EDITORIAL: Getting rich off the taxpayer
October 2, 2016 - 8:00 pm
To hear Democratic presidential nominee Hillary Clinton tell it last week, she and her husband have had dirt under their nails and sweat dripping off their collective brow for decades. On the flip side, Mrs. Clinton strongly implied that Donald Trump’s gains were handouts and even ill-gotten.
In the recent debate, she bagged on The Donald by saying that “he started his business with $14 million borrowed from his father.” At a Tuesday rally, she said, “Bill and I have been blessed. We didn’t come from millionaire families.”
The potshots beg for a rejoinder and here’s a good place to start: Why is success in America, and passing along that success to your offspring, now so deplorable? Furthermore, when is the last time Mrs. Clinton wasn’t stockpiling money courtesy of the taxpayers?

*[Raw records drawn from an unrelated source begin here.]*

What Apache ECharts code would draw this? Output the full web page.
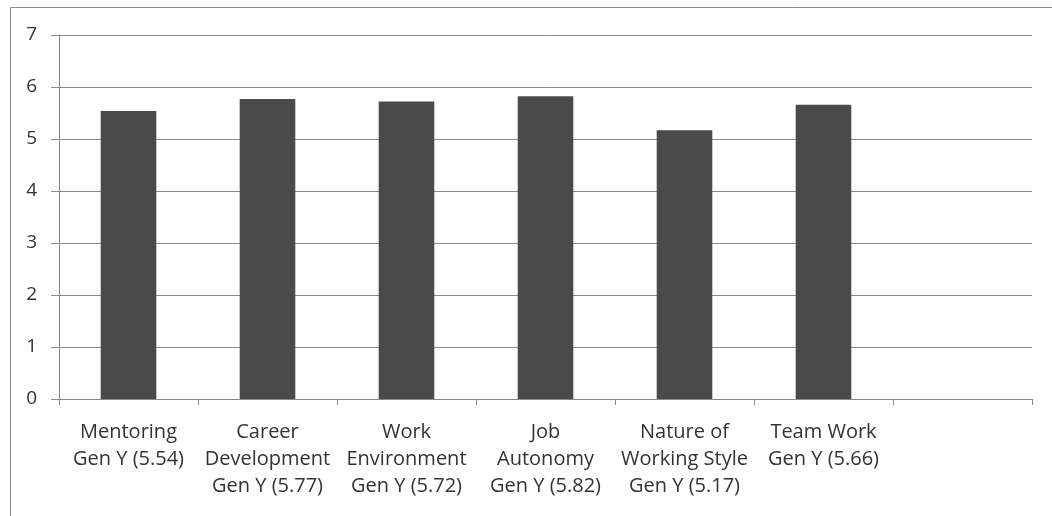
<!DOCTYPE html>
<html>
<head>
<meta charset="utf-8">
<script src="https://cdn.jsdelivr.net/npm/echarts@6/dist/echarts.min.js"></script>
<style>
html,body{margin:0;padding:0;background:#fff;}
#c{width:1052px;height:516px;}
</style>
</head>
<body>
<div id="c"></div>
<script>
const categories = [
  "Mentoring\nGen Y (5.54)",
  "Career\nDevelopment\nGen Y (5.77)",
  "Work\nEnvironment\nGen Y (5.72)",
  "Job\nAutonomy\nGen Y (5.82)",
  "Nature of\nWorking Style\nGen Y (5.17)",
  "Team Work\nGen Y (5.66)",
  ""
];
const values = [5.54, 5.77, 5.72, 5.82, 5.17, 5.66, null];
const yTicks = { min: 0, max: 7, interval: 1 };

const chart = echarts.init(document.getElementById('c'), null, { renderer: 'canvas' });
const lineColor = '#8a8a8a';
const textColor = '#333333';
const fontFamily = '"Open Sans", "Liberation Sans", sans-serif';
chart.setOption({
  animation: false,
  backgroundColor: '#fff',
  graphic: [{
    type: 'rect',
    shape: { x: 10.5, y: 7.5, width: 1200, height: 700 },
    style: { fill: 'none', stroke: lineColor, lineWidth: 1 },
    silent: true
  }],
  grid: { left: 59, right: 20, top: 35, bottom: 117 },
  xAxis: {
    type: 'category',
    data: categories,
    axisLine: { lineStyle: { color: lineColor, width: 1 } },
    axisTick: { show: true, length: 6, lineStyle: { color: lineColor } },
    axisLabel: {
      interval: 0,
      margin: 20,
      color: textColor,
      fontFamily: fontFamily,
      fontSize: 20,
      lineHeight: 27,
      align: 'center'
    }
  },
  yAxis: {
    type: 'value',
    min: yTicks.min,
    max: yTicks.max,
    interval: yTicks.interval,
    axisLine: { show: true, lineStyle: { color: lineColor, width: 1 } },
    axisTick: { show: true, length: 8, lineStyle: { color: lineColor } },
    splitLine: { show: true, lineStyle: { color: lineColor, width: 1 } },
    axisLabel: {
      margin: 22,
      color: textColor,
      fontFamily: fontFamily,
      fontSize: 19
    }
  },
  series: [{
    type: 'bar',
    data: values,
    barCategoryGap: '60%',
    itemStyle: { color: '#4a4a4a' }
  }]
});
</script>
</body>
</html>
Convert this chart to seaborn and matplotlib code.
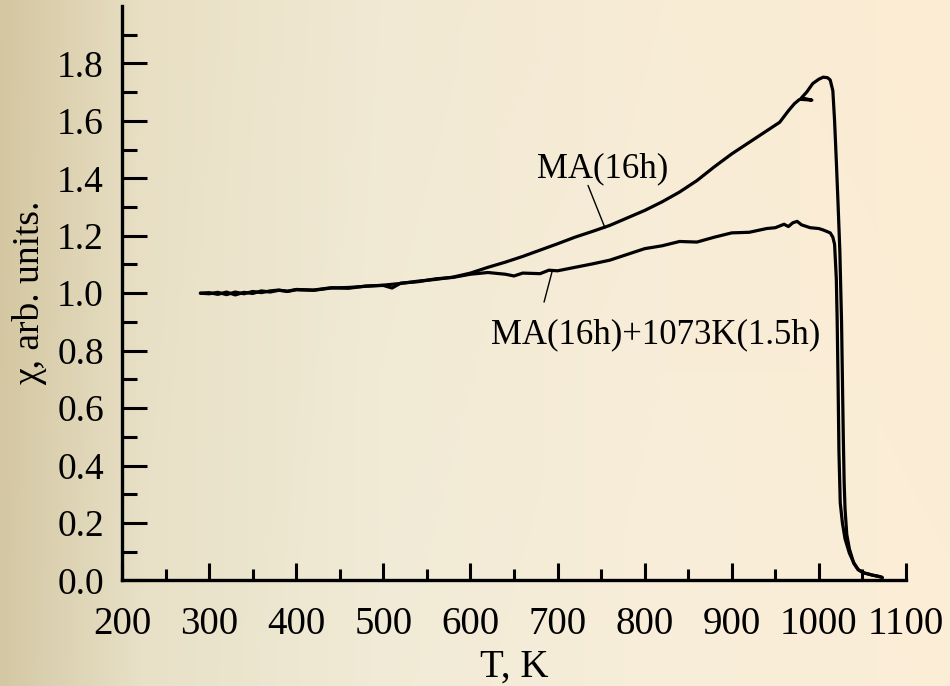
import numpy as np
import pandas as pd
import seaborn as sns
import matplotlib
matplotlib.use("Agg")
import matplotlib.pyplot as plt

# ---- data ----
T_ma = [290, 300, 310, 320, 330, 340, 350, 360, 370, 380, 390, 400, 420, 440, 460, 480,
        500, 520, 540, 560, 580, 600, 620, 640, 660, 680, 700, 720, 740, 760, 780, 800,
        820, 840, 860, 880, 900, 920, 940, 955, 965, 972, 978, 992, 980, 986, 993, 1000,
        1005, 1010, 1013, 1016, 1018, 1020, 1022, 1024, 1026, 1027, 1028, 1029, 1030,
        1032, 1035, 1040, 1045, 1050, 1055, 1062, 1068, 1073]
chi_ma = [1.000, 0.998, 1.003, 0.995, 1.004, 0.998, 1.006, 1.002, 1.008, 1.011, 1.006,
          1.012, 1.010, 1.018, 1.020, 1.024, 1.028, 1.034, 1.042, 1.048, 1.056, 1.070,
          1.090, 1.108, 1.128, 1.150, 1.172, 1.195, 1.215, 1.236, 1.262, 1.288, 1.318,
          1.352, 1.392, 1.440, 1.485, 1.525, 1.565, 1.595, 1.635, 1.660, 1.675, 1.672,
          1.680, 1.700, 1.730, 1.745, 1.752, 1.750, 1.742, 1.705, 1.600, 1.460, 1.310,
          1.150, 0.900, 0.700, 0.500, 0.340, 0.250, 0.160, 0.110, 0.060, 0.038, 0.028,
          0.024, 0.018, 0.015, 0.010]

T_ann = [290, 300, 310, 320, 330, 340, 350, 360, 370, 380, 390, 400, 420, 440, 460, 480,
         500, 510, 520, 540, 560, 580, 600, 620, 640, 650, 660, 680, 690, 700, 720, 740,
         760, 780, 800, 820, 840, 860, 880, 900, 920, 940, 950, 960, 965, 970, 975, 980,
         990, 1000, 1005, 1013, 1016, 1018, 1020, 1021, 1022, 1023, 1024.5, 1027, 1030,
         1035, 1040, 1045, 1052, 1060, 1067, 1072]
chi_ann = [1.000, 1.002, 0.996, 1.004, 0.994, 1.003, 0.999, 1.008, 1.004, 1.010, 1.007,
           1.013, 1.011, 1.019, 1.017, 1.025, 1.027, 1.018, 1.035, 1.040, 1.050, 1.055,
           1.066, 1.072, 1.066, 1.060, 1.070, 1.068, 1.080, 1.078, 1.090, 1.102, 1.115,
           1.135, 1.155, 1.165, 1.180, 1.178, 1.195, 1.210, 1.212, 1.225, 1.228, 1.240,
           1.232, 1.245, 1.250, 1.238, 1.228, 1.225, 1.220, 1.210, 1.195, 1.170, 1.050,
           0.900, 0.690, 0.450, 0.270, 0.200, 0.145, 0.095, 0.062, 0.038, 0.026, 0.020,
           0.015, 0.012]

label_ma = "MA(16h)"
label_ann = "MA(16h)+1073K(1.5h)"
x_ticks = [200, 300, 400, 500, 600, 700, 800, 900, 1000, 1100]
y_ticks = [0.0, 0.2, 0.4, 0.6, 0.8, 1.0, 1.2, 1.4, 1.6, 1.8]

df = pd.concat([
    pd.DataFrame({"T": T_ma, "chi": chi_ma, "sample": label_ma}),
    pd.DataFrame({"T": T_ann, "chi": chi_ann, "sample": label_ann}),
], ignore_index=True)

sns.set_theme(style="ticks")
plt.rcParams["font.family"] = ["Liberation Serif", "DejaVu Serif"]
plt.rcParams["text.color"] = "black"
plt.rcParams["axes.labelcolor"] = "black"
plt.rcParams["xtick.color"] = "black"
plt.rcParams["ytick.color"] = "black"

W, H = 950, 686
fig = plt.figure(figsize=(W / 100, H / 100), dpi=100)

# background gradient
bg = fig.add_axes([0, 0, 1, 1], zorder=-10)
xs = np.linspace(0, 1, 400)
ys = np.linspace(0, 1, 300)
stops_x = [0.0, 0.15, 0.4, 0.7, 1.0]
cols = np.array([[212, 198, 160], [232, 223, 196], [241, 233, 211],
                 [248, 236, 214], [252, 236, 211]]) / 255.0
grad = np.stack([np.interp(xs, stops_x, cols[:, c]) for c in range(3)], axis=-1)
img = np.repeat(grad[None, :, :], len(ys), axis=0)
vshade = (ys[:, None, None] * 0.012)
img = np.clip(img + vshade * np.array([0.0, 0.6, 1.2]), 0, 1)
bg.imshow(img, aspect="auto", extent=[0, 1, 0, 1], origin="upper")
bg.set_axis_off()

ax = fig.add_axes([0.1284, 0.1538, 0.8253, 0.8376])
ax.set_facecolor("none")

sns.lineplot(data=df, x="T", y="chi", units="sample", estimator=None, sort=False,
             color="black", linewidth=2.3, ax=ax, legend=False)

ax.set_xlim(200, 1100)
ax.set_ylim(0, 2.0)
ax.set_xticks(x_ticks)
ax.set_xticklabels([str(v) for v in x_ticks])
ax.set_yticks(y_ticks)
ax.set_yticklabels([f"{v:.1f}" for v in y_ticks])
ax.set_xticks(np.arange(250, 1100, 100), minor=True)
ax.set_yticks(np.arange(0.1, 2.0, 0.2), minor=True)

for s in ["top", "right"]:
    ax.spines[s].set_visible(False)
for s in ["left", "bottom"]:
    ax.spines[s].set_linewidth(2.4)
    ax.spines[s].set_color("black")

ax.tick_params(axis="x", which="major", direction="in", length=12.5, width=2.2,
               labelsize=28, pad=18.5)
ax.tick_params(axis="x", which="minor", direction="in", length=8, width=2.2)
ax.tick_params(axis="y", which="major", direction="in", length=18, width=2.2,
               labelsize=27, pad=13)
ax.tick_params(axis="y", which="minor", direction="in", length=10.5, width=2.2)

ax.set_xlabel("T, K", fontsize=28, labelpad=4)
ax.set_ylabel("χ, arb. units.", fontsize=27, labelpad=7)

# labels with leader lines
ax.text(752, 1.404, label_ma, fontsize=25, ha="center", va="baseline")
ax.plot([735, 754.5], [1.375, 1.227], color="black", lw=1.0)
ax.text(813, 0.827, label_ann, fontsize=25, ha="center", va="baseline")
ax.plot([684.5, 693.6], [0.969, 1.074], color="black", lw=1.0)

fig.savefig("out.png", dpi=100)
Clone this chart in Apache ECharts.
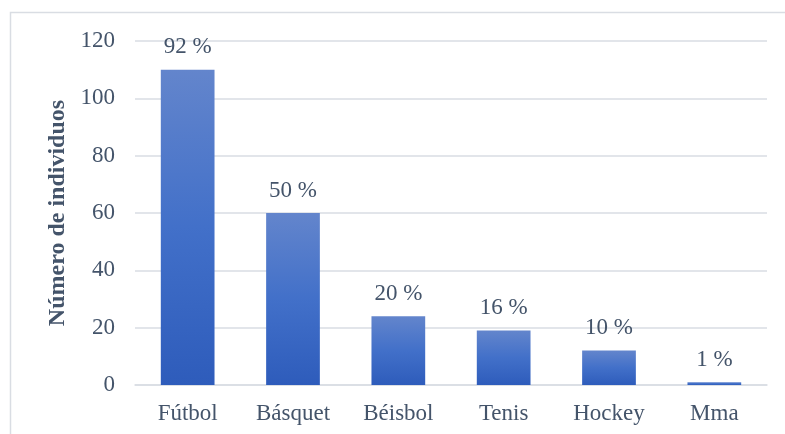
<!DOCTYPE html>
<html>
<head>
<meta charset="utf-8">
<script src="https://cdn.jsdelivr.net/npm/echarts@6/dist/echarts.min.js"></script>
<style>
  html, body { margin: 0; padding: 0; background: #fff; }
  #chart { width: 785px; height: 434px; }
</style>
</head>
<body>
<div id="chart"></div>
<script>
// datos
const categories = ['Fútbol', 'Básquet', 'Béisbol', 'Tenis', 'Hockey', 'Mma']
const individuos = [110, 60, 24, 19, 12, 1]
const porcentajes = ['92 %', '50 %', '20 %', '16 %', '10 %', '1 %']

const textColor = '#44546a'
const fontFamily = '"Liberation Serif", "Times New Roman", serif'

const chart = echarts.init(document.getElementById('chart'))

const option = {
  animation: false,
  textStyle: { fontFamily: fontFamily },
  graphic: [{
    type: 'rect',
    shape: { x: 10.5, y: 12.5, width: 790, height: 440 },
    style: { fill: 'none', stroke: '#d9dde3', lineWidth: 1.5 }
  }],
  grid: {
    left: 135,
    right: 18,
    top: 41,
    bottom: 49
  },
  xAxis: {
    type: 'category',
    data: categories,
    axisLine: { lineStyle: { color: '#d9dde3', width: 1.5 } },
    axisTick: { show: false },
    axisLabel: {
      color: textColor,
      fontSize: 23,
      fontFamily: fontFamily,
      margin: 17
    }
  },
  yAxis: {
    type: 'value',
    min: 0,
    max: 120,
    interval: 20,
    name: 'Número de individuos',
    nameLocation: 'middle',
    nameGap: 63,
    nameTextStyle: {
      color: textColor,
      fontSize: 24,
      fontWeight: 'bold',
      fontFamily: fontFamily
    },
    axisLine: { show: false },
    axisTick: { show: false },
    splitLine: { lineStyle: { color: '#d9dde3', width: 1.5 } },
    axisLabel: {
      color: textColor,
      fontSize: 23,
      fontFamily: fontFamily,
      margin: 20
    }
  },
  series: [{
    type: 'bar',
    data: individuos,
    barWidth: '51%',
    itemStyle: {
      color: new echarts.graphic.LinearGradient(0, 0, 0, 1, [
        { offset: 0, color: '#6385cc' },
        { offset: 0.5, color: '#4270c9' },
        { offset: 1, color: '#2e5cbb' }
      ])
    },
    label: {
      show: true,
      position: 'top',
      distance: 11,
      color: textColor,
      fontSize: 23,
      fontFamily: fontFamily,
      formatter: (p) => porcentajes[p.dataIndex]
    }
  }]
}

chart.setOption(option)
</script>
</body>
</html>
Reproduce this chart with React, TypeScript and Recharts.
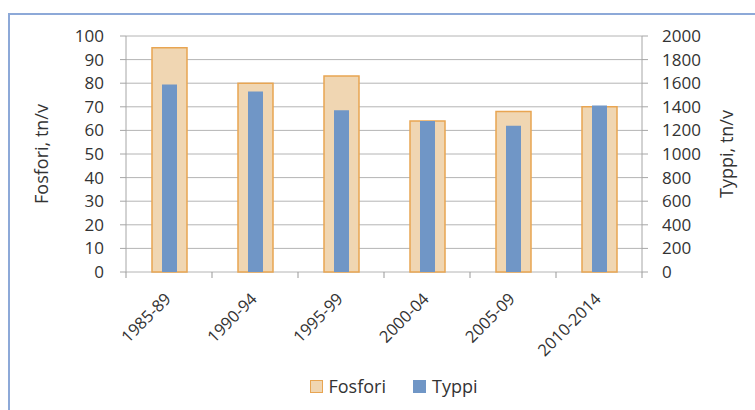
import React from 'react';
import { BarChart, Bar, XAxis, YAxis, CartesianGrid, Legend } from 'recharts';

const periods = ['1985-89', '1990-94', '1995-99', '2000-04', '2005-09', '2010-2014'];
const fosfori = [95, 80, 83, 64, 68, 70];
const typpi = [1590, 1530, 1370, 1280, 1240, 1410];
const leftTicks = [0, 10, 20, 30, 40, 50, 60, 70, 80, 90, 100];
const rightTicks = [0, 200, 400, 600, 800, 1000, 1200, 1400, 1600, 1800, 2000];

const data = periods.map((period, i) => ({ period, fosfori: fosfori[i], typpi: typpi[i] }));

const font = '"Open Sans", sans-serif';
const textColor = '#333333';
const axisColor = '#A6A6A6';

const chartWidth = 755;
const chartHeight = 410;
const leftAxisWidth = 126;
const rightAxisWidth = 113;
const bandHalf = (chartWidth - leftAxisWidth - rightAxisWidth) / periods.length / 2;

// category label plus tick marks on the category boundaries (half a band either side)
const XTick = (props: any) => {
  const { x, y, payload, index } = props;
  const ax = x + 3;
  const ay = y + 28;
  return (
    <g>
      <line x1={x - bandHalf} x2={x - bandHalf} y1={y} y2={y + 6} stroke="#999999" strokeWidth={1} />
      {index === periods.length - 1 && (
        <line x1={x + bandHalf} x2={x + bandHalf} y1={y} y2={y + 6} stroke="#999999" strokeWidth={1} />
      )}
      <text
        x={ax}
        y={ay}
        transform={`rotate(-45, ${ax}, ${ay})`}
        textAnchor="end"
        fontFamily={font}
        fontSize={16.5}
        fill={textColor}
      >
        {payload.value}
      </text>
    </g>
  );
};

const renderLegend = (props: any) => {
  const { payload } = props;
  return (
    <div style={{ display: 'flex', justifyContent: 'center', gap: 27, fontFamily: font, fontSize: 18, color: textColor }}>
      {payload.map((entry: any) => {
        const stroke = entry.payload && entry.payload.stroke ? entry.payload.stroke : entry.color;
        return (
          <span key={entry.value} style={{ display: 'flex', alignItems: 'center' }}>
            <span
              style={{
                display: 'inline-block',
                width: 11,
                height: 11,
                background: entry.color,
                border: `1.5px solid ${stroke}`,
                marginRight: 6,
              }}
            />
            {entry.value}
          </span>
        );
      })}
    </div>
  );
};

export default function App() {
  return (
    <div style={{ position: 'fixed', left: 0, top: 0, width: chartWidth, height: chartHeight, overflow: 'hidden', background: '#fff' }}>
      <div
        style={{
          position: 'absolute',
          left: 8,
          top: 13,
          width: 800,
          height: 450,
          borderLeft: '2px solid #8DA9D8',
          borderTop: '2px solid #8DA9D8',
        }}
      />
      <div style={{ position: 'absolute', left: 0, top: 0 }}>
        <BarChart width={chartWidth} height={chartHeight} data={data} margin={{ top: 36, right: 0, bottom: 137, left: 0 }}>
          <CartesianGrid xAxisId="f" yAxisId="left" vertical={false} stroke="#B4B4B4" />
          <XAxis
            xAxisId="f"
            dataKey="period"
            interval={0}
            axisLine={false}
            tickLine={false}
            tickSize={0}
            tickMargin={0}
            height={1}
            tick={<XTick />}
          />
          <XAxis xAxisId="t" dataKey="period" hide />
          <YAxis
            yAxisId="left"
            domain={[0, 100]}
            ticks={leftTicks}
            interval={0}
            width={leftAxisWidth}
            tickSize={6}
            tickMargin={16}
            stroke={axisColor}
            tick={{ fill: textColor, fontSize: 17, fontFamily: font }}
            label={{
              value: 'Fosfori, tn/v',
              angle: -90,
              position: 'insideLeft',
              offset: 42,
              textAnchor: 'middle',
              fill: textColor,
              fontSize: 18,
              fontFamily: font,
            }}
          />
          <YAxis
            yAxisId="right"
            orientation="right"
            domain={[0, 2000]}
            ticks={rightTicks}
            interval={0}
            width={rightAxisWidth}
            tickSize={6}
            tickMargin={14}
            stroke={axisColor}
            tick={{ fill: textColor, fontSize: 17, fontFamily: font }}
            label={{
              value: 'Typpi, tn/v',
              angle: -90,
              position: 'insideRight',
              offset: 28,
              textAnchor: 'middle',
              fill: textColor,
              fontSize: 18,
              fontFamily: font,
            }}
          />
          <Legend
            layout="horizontal"
            verticalAlign="middle"
            align="center"
            content={renderLegend}
            wrapperStyle={{ top: 374, left: 16, width: chartWidth }}
          />
          <Bar
            xAxisId="f"
            yAxisId="left"
            dataKey="fosfori"
            name="Fosfori"
            fill="#F0D6B2"
            stroke="#E8A552"
            strokeWidth={1.5}
            barSize={35}
            isAnimationActive={false}
          />
          <Bar
            xAxisId="t"
            yAxisId="right"
            dataKey="typpi"
            name="Typpi"
            fill="#7096C6"
            barSize={15}
            isAnimationActive={false}
          />
        </BarChart>
      </div>
    </div>
  );
}
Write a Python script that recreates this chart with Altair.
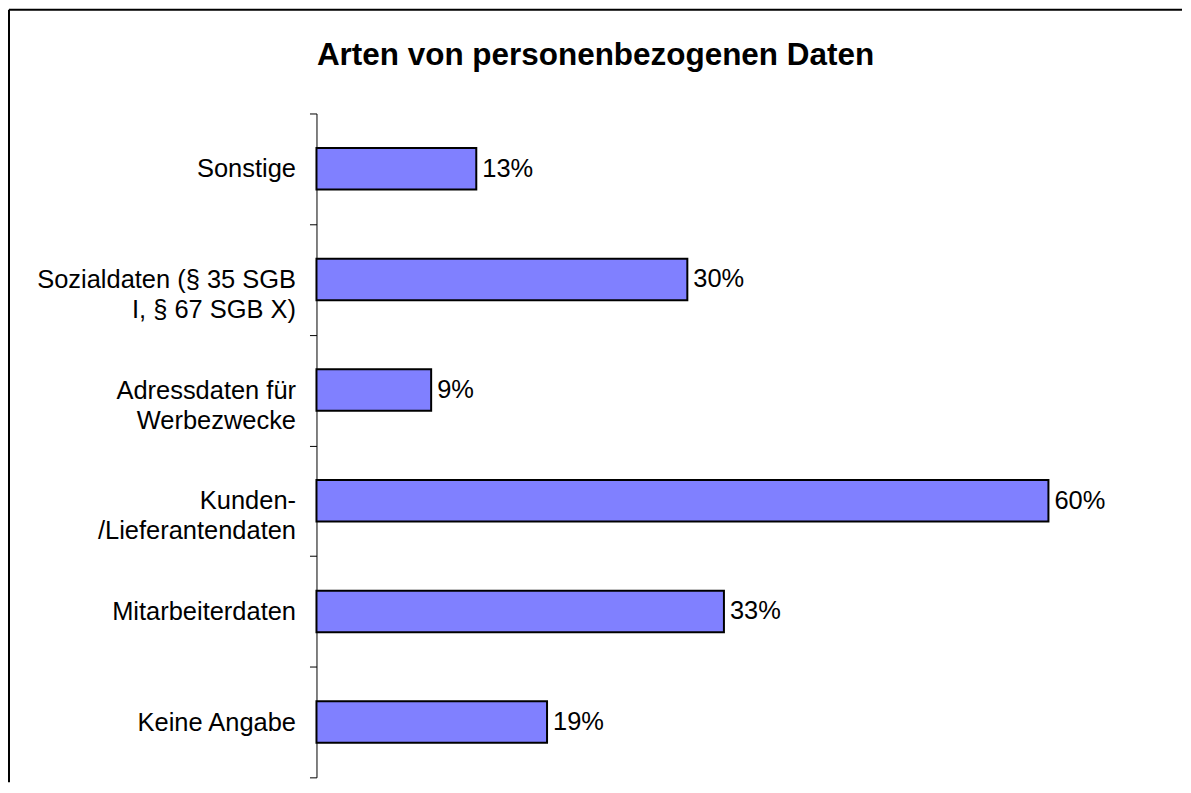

Ed Morrissey of HotAir.com got it right. “Trump made his money in the private sector and built that inheritance into a much larger fortune, even if it’s still a matter of opinion just how large it actually is. Trump built skyscrapers and carried payrolls, employing tens of thousands of people, a point which even those critical of Trump’s business practices would have to concede.”
And how, exactly, did the Clintons amass a net worth exceeding $100 million?
“In contrast, Bill and Hillary Clinton have spent decades in the public sector — at the state level since the late 1970s, and at the federal level ever since. One or the other held high federal office from 1993 to 2013, a remarkable 20-year run — and that’s the same period when they made their wealth. Both benefited from astronomical book advances, but their real money came while Hillary served as secretary of state.”
Indeed, from 2009-2012, the couple earned $57.5 million, which as Mr. Morrissey noted was largely due to Mr. Clinton’s speaking endeavors at events tied to entities with business before the State Department.
But the Clintons’ ability to trade on their public power to grab big paychecks started long before then. Recall that in just 10 months of trading cattle futures in 1978-79, a period that overlapped Mr. Clinton becoming governor of Arkansas, Mrs. Clinton supposedly turned $1,000 into nearly $100,000, despite little trading experience. Nearly 40 years later, that cattle trading still doesn’t pass the smell test.
Mrs. Clinton’s insinuation that her own family’s wealth was righteously achieved, while Mr. Trump’s fortune is illegitimate is ridiculous. Directly and indirectly, the Clintons have thrived off taxpayers since the 1970s.
Perhaps Mrs. Clinton should brush up on the whole “glass houses, stone-throwing” idiom.